Requirements: Reproduce the section of the listing that begins at the line containing "Write a LaTeX" and finishes at the line containing "minimum width=394pt, minimum". Include both end lines and nothing beyond them.
BEGIN Data
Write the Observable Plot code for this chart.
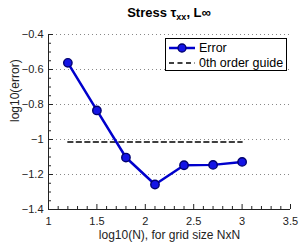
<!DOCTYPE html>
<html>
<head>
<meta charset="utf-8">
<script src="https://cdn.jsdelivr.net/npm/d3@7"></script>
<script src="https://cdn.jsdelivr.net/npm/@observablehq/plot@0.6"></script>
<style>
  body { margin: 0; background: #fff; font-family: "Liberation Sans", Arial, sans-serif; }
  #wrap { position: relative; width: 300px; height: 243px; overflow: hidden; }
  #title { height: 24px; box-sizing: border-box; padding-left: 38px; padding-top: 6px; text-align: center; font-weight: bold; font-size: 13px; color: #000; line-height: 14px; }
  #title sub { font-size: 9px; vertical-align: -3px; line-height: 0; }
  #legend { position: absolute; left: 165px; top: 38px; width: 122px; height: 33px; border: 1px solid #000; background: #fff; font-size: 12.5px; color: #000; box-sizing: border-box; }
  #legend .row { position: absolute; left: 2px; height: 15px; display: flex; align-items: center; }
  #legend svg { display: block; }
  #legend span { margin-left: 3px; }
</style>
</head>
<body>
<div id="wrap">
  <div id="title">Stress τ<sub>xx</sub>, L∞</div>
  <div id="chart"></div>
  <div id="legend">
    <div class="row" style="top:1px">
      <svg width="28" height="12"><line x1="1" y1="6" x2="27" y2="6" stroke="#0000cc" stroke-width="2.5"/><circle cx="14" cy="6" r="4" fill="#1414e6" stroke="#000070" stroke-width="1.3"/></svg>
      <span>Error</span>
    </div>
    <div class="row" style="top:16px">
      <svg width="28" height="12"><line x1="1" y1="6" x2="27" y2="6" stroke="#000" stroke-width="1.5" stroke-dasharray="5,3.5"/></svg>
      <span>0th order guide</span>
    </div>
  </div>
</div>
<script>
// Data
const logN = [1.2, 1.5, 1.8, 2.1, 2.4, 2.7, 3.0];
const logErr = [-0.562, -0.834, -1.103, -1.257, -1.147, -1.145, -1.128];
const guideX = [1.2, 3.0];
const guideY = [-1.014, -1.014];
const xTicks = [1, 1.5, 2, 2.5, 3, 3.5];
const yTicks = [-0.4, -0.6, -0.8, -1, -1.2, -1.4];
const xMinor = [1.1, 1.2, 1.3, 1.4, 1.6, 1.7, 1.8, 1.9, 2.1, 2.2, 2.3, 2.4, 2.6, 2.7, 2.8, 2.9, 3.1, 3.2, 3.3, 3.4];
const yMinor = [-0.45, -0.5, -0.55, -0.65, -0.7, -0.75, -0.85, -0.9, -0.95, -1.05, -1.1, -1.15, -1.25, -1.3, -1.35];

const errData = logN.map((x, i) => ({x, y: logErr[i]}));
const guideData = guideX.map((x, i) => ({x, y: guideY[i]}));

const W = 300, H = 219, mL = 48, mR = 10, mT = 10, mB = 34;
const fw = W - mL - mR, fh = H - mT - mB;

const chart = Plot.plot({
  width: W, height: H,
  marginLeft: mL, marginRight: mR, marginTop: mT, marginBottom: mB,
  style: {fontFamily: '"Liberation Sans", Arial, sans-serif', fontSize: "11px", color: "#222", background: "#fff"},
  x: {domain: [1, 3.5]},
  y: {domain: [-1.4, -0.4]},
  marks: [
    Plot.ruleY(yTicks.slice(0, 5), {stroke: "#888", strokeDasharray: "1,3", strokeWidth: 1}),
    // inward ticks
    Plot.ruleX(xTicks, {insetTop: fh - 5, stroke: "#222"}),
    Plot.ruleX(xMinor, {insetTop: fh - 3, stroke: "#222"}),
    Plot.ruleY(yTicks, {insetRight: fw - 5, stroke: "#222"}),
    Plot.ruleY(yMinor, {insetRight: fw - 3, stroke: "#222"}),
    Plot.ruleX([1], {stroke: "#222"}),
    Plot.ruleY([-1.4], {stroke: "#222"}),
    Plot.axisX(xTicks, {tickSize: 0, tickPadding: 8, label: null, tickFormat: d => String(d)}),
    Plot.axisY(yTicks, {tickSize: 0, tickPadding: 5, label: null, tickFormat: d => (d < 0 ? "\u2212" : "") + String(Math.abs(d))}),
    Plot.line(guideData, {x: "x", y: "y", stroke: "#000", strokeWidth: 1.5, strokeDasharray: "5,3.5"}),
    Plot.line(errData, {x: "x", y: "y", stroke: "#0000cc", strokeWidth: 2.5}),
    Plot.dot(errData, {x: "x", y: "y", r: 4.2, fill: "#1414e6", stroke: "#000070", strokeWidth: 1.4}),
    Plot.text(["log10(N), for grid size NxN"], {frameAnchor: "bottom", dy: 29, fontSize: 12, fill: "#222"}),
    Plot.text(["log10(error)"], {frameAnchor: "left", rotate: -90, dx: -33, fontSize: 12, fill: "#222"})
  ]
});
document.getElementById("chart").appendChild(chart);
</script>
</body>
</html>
END Data
BEGIN Data
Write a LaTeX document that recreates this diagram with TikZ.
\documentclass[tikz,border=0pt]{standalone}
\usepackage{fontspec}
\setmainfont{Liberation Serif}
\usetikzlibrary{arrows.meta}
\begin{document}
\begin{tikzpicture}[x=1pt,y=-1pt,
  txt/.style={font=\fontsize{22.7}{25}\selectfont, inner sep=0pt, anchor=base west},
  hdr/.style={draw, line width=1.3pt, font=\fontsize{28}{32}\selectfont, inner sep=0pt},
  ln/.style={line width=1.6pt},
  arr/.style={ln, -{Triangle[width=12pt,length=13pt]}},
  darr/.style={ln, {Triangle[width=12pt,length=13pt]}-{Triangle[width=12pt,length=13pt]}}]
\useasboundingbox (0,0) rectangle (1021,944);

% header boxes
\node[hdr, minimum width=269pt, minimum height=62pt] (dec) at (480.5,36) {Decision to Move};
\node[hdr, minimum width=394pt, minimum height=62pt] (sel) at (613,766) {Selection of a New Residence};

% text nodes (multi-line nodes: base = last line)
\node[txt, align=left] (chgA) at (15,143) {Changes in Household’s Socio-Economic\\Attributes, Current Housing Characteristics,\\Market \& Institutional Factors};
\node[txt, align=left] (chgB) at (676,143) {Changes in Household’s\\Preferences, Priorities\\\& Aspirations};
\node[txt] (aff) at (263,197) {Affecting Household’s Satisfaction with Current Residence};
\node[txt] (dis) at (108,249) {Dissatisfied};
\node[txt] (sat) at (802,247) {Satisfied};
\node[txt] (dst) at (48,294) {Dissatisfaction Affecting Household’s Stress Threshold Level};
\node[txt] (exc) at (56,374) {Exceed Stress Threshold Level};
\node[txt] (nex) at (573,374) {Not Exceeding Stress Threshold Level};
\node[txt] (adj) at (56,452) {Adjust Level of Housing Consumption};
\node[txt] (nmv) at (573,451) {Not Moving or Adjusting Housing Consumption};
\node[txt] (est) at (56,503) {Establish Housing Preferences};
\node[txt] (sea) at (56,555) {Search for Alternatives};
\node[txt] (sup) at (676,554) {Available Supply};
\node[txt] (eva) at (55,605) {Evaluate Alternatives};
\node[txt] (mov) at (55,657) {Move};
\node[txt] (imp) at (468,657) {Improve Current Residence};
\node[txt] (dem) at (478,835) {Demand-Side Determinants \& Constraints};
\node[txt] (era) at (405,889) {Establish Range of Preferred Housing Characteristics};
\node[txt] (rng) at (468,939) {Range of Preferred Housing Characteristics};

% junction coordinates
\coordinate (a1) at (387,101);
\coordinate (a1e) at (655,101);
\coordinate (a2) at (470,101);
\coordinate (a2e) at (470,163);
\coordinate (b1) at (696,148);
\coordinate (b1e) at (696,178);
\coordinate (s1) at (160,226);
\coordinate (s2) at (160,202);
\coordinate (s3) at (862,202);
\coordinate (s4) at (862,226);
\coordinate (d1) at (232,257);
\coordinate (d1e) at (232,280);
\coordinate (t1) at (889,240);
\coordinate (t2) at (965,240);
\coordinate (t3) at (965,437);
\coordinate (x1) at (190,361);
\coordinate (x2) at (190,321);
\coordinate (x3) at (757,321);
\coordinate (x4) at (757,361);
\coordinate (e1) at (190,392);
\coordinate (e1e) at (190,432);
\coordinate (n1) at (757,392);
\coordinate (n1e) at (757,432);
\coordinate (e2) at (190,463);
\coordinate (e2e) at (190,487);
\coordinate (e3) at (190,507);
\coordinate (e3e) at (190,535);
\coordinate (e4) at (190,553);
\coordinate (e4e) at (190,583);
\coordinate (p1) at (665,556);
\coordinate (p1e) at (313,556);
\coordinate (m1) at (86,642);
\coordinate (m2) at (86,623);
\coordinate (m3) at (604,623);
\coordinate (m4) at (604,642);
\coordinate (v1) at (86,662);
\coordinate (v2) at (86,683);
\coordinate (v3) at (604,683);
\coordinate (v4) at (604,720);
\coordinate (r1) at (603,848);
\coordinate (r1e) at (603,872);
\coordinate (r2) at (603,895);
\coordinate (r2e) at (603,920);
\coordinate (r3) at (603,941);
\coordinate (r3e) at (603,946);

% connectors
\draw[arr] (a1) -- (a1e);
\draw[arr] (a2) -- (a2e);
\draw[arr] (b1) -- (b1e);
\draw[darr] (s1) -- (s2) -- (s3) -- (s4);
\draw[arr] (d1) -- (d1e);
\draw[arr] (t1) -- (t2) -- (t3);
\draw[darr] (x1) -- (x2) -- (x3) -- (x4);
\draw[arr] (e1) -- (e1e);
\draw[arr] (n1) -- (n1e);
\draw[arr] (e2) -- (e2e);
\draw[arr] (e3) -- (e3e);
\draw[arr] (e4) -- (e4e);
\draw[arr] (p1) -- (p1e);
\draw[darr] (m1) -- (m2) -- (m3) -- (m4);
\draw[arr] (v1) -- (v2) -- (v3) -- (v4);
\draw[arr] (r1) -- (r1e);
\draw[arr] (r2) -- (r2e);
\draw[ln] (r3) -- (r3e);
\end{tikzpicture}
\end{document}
END Data
Written answer:
Write a LaTeX document that recreates this diagram with TikZ.
\documentclass[tikz,border=0pt]{standalone}
\usepackage{fontspec}
\setmainfont{Liberation Serif}
\usetikzlibrary{arrows.meta}
\begin{document}
\begin{tikzpicture}[x=1pt,y=-1pt,
  txt/.style={font=\fontsize{22.7}{25}\selectfont, inner sep=0pt, anchor=base west},
  hdr/.style={draw, line width=1.3pt, font=\fontsize{28}{32}\selectfont, inner sep=0pt},
  ln/.style={line width=1.6pt},
  arr/.style={ln, -{Triangle[width=12pt,length=13pt]}},
  darr/.style={ln, {Triangle[width=12pt,length=13pt]}-{Triangle[width=12pt,length=13pt]}}]
\useasboundingbox (0,0) rectangle (1021,944);

% header boxes
\node[hdr, minimum width=269pt, minimum height=62pt] (dec) at (480.5,36) {Decision to Move};
\node[hdr, minimum width=394pt, minimum height=62pt] (sel) at (613,766) {Selection of a New Residence};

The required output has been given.